=== Stated problem ===
Set down each line of the data below exactly as it stands, dropping the pictures.

=== Available data ===
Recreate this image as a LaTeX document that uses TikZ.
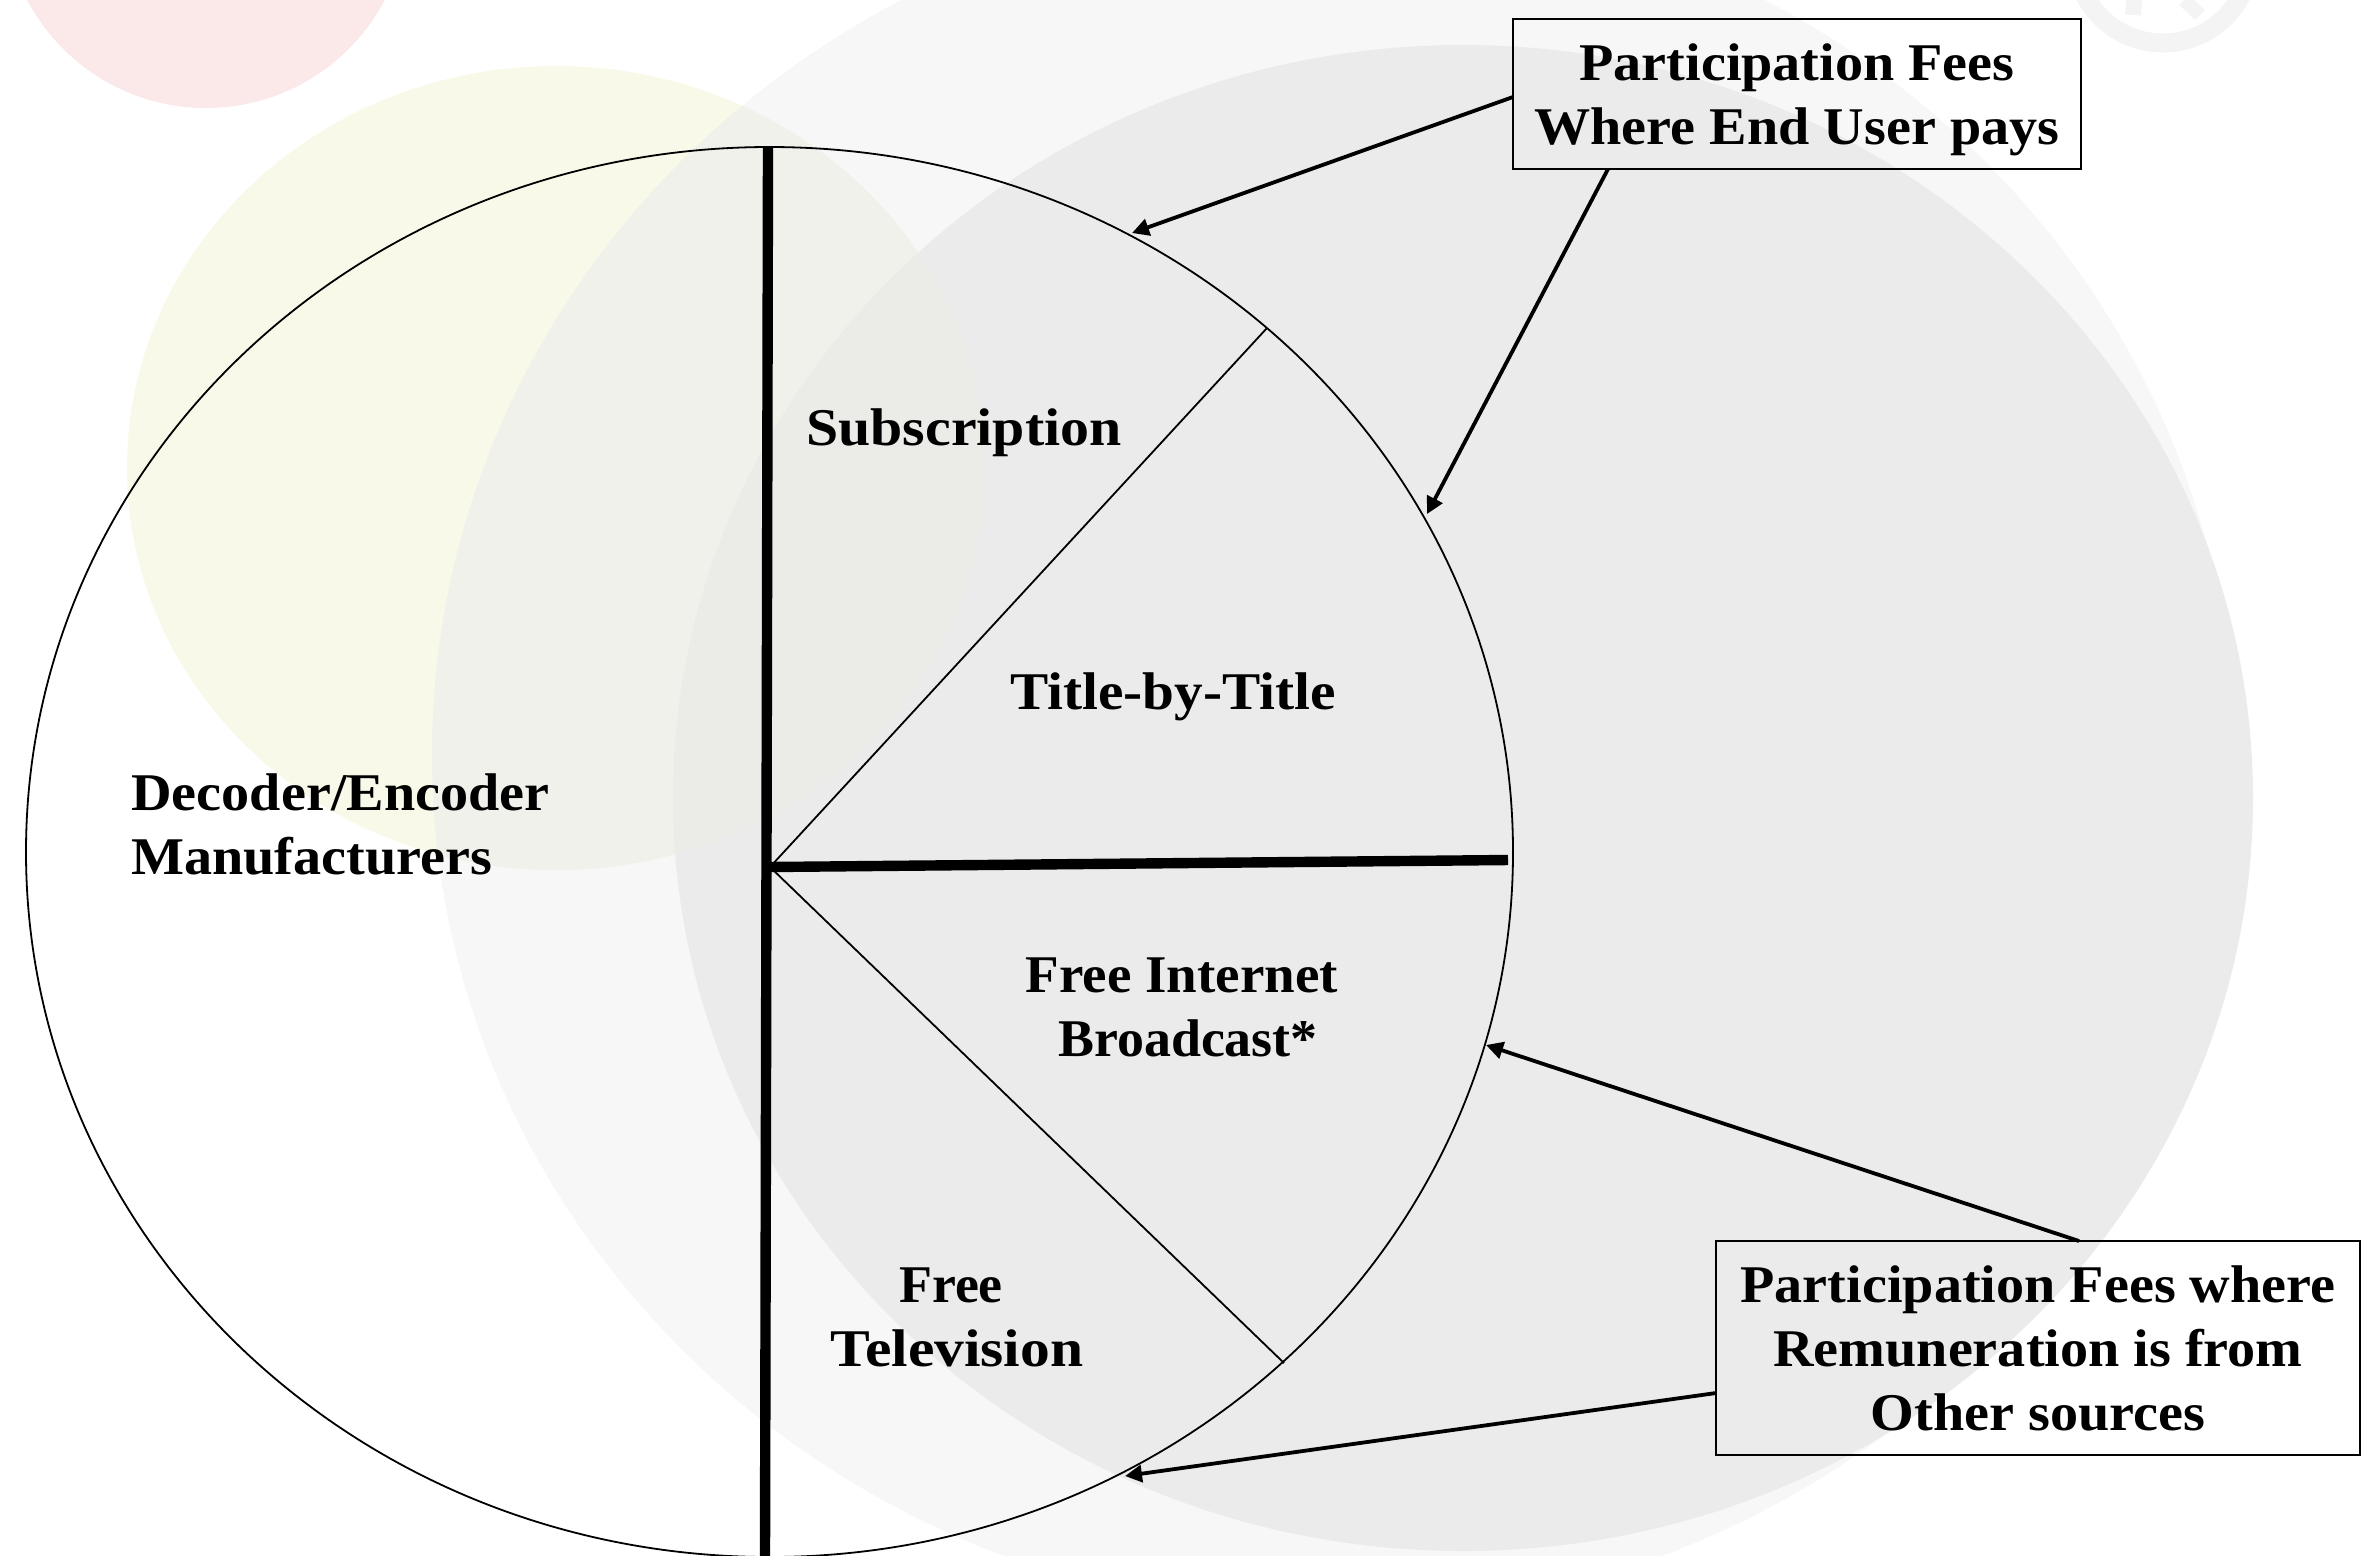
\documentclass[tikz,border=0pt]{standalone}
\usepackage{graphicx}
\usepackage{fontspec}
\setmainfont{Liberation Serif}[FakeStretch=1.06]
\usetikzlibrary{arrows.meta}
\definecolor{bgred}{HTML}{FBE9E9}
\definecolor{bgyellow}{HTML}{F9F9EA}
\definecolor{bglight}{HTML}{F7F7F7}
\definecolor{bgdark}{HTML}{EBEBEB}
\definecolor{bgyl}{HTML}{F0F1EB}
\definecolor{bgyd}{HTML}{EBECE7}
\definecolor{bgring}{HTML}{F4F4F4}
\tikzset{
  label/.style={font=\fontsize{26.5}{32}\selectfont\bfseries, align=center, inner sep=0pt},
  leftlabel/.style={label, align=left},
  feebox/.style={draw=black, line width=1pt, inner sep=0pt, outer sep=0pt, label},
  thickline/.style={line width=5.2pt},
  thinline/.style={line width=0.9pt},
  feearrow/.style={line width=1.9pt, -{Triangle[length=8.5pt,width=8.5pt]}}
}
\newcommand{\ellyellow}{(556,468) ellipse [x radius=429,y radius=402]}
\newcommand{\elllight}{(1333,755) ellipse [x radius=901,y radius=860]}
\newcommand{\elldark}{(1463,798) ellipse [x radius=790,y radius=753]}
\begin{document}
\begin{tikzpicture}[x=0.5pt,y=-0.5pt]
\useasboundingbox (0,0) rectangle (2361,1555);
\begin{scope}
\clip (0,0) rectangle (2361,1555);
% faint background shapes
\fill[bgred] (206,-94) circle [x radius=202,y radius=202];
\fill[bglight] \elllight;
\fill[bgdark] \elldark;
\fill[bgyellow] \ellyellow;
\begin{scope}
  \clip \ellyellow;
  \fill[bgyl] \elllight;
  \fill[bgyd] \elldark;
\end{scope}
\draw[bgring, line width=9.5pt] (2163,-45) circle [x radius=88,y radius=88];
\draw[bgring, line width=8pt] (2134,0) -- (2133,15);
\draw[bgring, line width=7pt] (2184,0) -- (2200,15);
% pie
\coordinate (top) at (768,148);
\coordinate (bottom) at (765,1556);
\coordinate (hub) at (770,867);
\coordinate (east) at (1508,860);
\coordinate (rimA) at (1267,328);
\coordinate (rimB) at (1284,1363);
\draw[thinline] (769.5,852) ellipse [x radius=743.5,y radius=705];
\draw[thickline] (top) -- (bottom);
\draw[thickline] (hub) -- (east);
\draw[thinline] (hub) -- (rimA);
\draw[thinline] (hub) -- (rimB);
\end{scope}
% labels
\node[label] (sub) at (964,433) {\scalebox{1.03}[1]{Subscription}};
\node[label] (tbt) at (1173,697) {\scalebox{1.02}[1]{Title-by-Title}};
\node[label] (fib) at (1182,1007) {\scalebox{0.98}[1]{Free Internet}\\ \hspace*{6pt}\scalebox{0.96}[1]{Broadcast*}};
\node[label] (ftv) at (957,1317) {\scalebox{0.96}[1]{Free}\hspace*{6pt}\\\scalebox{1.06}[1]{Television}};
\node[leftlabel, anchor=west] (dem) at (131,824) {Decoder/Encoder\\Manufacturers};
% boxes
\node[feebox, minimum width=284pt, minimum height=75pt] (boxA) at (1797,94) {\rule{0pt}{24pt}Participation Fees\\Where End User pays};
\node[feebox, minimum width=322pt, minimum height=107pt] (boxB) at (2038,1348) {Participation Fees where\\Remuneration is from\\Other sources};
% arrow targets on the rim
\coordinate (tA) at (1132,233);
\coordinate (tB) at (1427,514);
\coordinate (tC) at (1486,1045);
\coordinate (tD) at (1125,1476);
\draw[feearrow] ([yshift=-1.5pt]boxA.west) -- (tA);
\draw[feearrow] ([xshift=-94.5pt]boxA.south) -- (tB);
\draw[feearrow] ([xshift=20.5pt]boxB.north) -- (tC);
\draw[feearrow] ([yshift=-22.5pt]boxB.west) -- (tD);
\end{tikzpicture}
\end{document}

=== Answer for the task ===
Recreate this image as a LaTeX document that uses TikZ.
\documentclass[tikz,border=0pt]{standalone}
\usepackage{graphicx}
\usepackage{fontspec}
\setmainfont{Liberation Serif}[FakeStretch=1.06]
\usetikzlibrary{arrows.meta}
\definecolor{bgred}{HTML}{FBE9E9}
\definecolor{bgyellow}{HTML}{F9F9EA}
\definecolor{bglight}{HTML}{F7F7F7}
\definecolor{bgdark}{HTML}{EBEBEB}
\definecolor{bgyl}{HTML}{F0F1EB}
\definecolor{bgyd}{HTML}{EBECE7}
\definecolor{bgring}{HTML}{F4F4F4}
\tikzset{
  label/.style={font=\fontsize{26.5}{32}\selectfont\bfseries, align=center, inner sep=0pt},
  leftlabel/.style={label, align=left},
  feebox/.style={draw=black, line width=1pt, inner sep=0pt, outer sep=0pt, label},
  thickline/.style={line width=5.2pt},
  thinline/.style={line width=0.9pt},
  feearrow/.style={line width=1.9pt, -{Triangle[length=8.5pt,width=8.5pt]}}
}
\newcommand{\ellyellow}{(556,468) ellipse [x radius=429,y radius=402]}
\newcommand{\elllight}{(1333,755) ellipse [x radius=901,y radius=860]}
\newcommand{\elldark}{(1463,798) ellipse [x radius=790,y radius=753]}
\begin{document}
\begin{tikzpicture}[x=0.5pt,y=-0.5pt]
\useasboundingbox (0,0) rectangle (2361,1555);
\begin{scope}
\clip (0,0) rectangle (2361,1555);
% faint background shapes
\fill[bgred] (206,-94) circle [x radius=202,y radius=202];
\fill[bglight] \elllight;
\fill[bgdark] \elldark;
\fill[bgyellow] \ellyellow;
\begin{scope}
  \clip \ellyellow;
  \fill[bgyl] \elllight;
  \fill[bgyd] \elldark;
\end{scope}
\draw[bgring, line width=9.5pt] (2163,-45) circle [x radius=88,y radius=88];
\draw[bgring, line width=8pt] (2134,0) -- (2133,15);
\draw[bgring, line width=7pt] (2184,0) -- (2200,15);
% pie
\coordinate (top) at (768,148);
\coordinate (bottom) at (765,1556);
\coordinate (hub) at (770,867);
\coordinate (east) at (1508,860);
\coordinate (rimA) at (1267,328);
\coordinate (rimB) at (1284,1363);
\draw[thinline] (769.5,852) ellipse [x radius=743.5,y radius=705];
\draw[thickline] (top) -- (bottom);
\draw[thickline] (hub) -- (east);
\draw[thinline] (hub) -- (rimA);
\draw[thinline] (hub) -- (rimB);
\end{scope}
% labels
\node[label] (sub) at (964,433) {\scalebox{1.03}[1]{Subscription}};
\node[label] (tbt) at (1173,697) {\scalebox{1.02}[1]{Title-by-Title}};
\node[label] (fib) at (1182,1007) {\scalebox{0.98}[1]{Free Internet}\\ \hspace*{6pt}\scalebox{0.96}[1]{Broadcast*}};
\node[label] (ftv) at (957,1317) {\scalebox{0.96}[1]{Free}\hspace*{6pt}\\\scalebox{1.06}[1]{Television}};
\node[leftlabel, anchor=west] (dem) at (131,824) {Decoder/Encoder\\Manufacturers};
% boxes
\node[feebox, minimum width=284pt, minimum height=75pt] (boxA) at (1797,94) {\rule{0pt}{24pt}Participation Fees\\Where End User pays};
\node[feebox, minimum width=322pt, minimum height=107pt] (boxB) at (2038,1348) {Participation Fees where\\Remuneration is from\\Other sources};
% arrow targets on the rim
\coordinate (tA) at (1132,233);
\coordinate (tB) at (1427,514);
\coordinate (tC) at (1486,1045);
\coordinate (tD) at (1125,1476);
\draw[feearrow] ([yshift=-1.5pt]boxA.west) -- (tA);
\draw[feearrow] ([xshift=-94.5pt]boxA.south) -- (tB);
\draw[feearrow] ([xshift=20.5pt]boxB.north) -- (tC);
\draw[feearrow] ([yshift=-22.5pt]boxB.west) -- (tD);
\end{tikzpicture}
\end{document}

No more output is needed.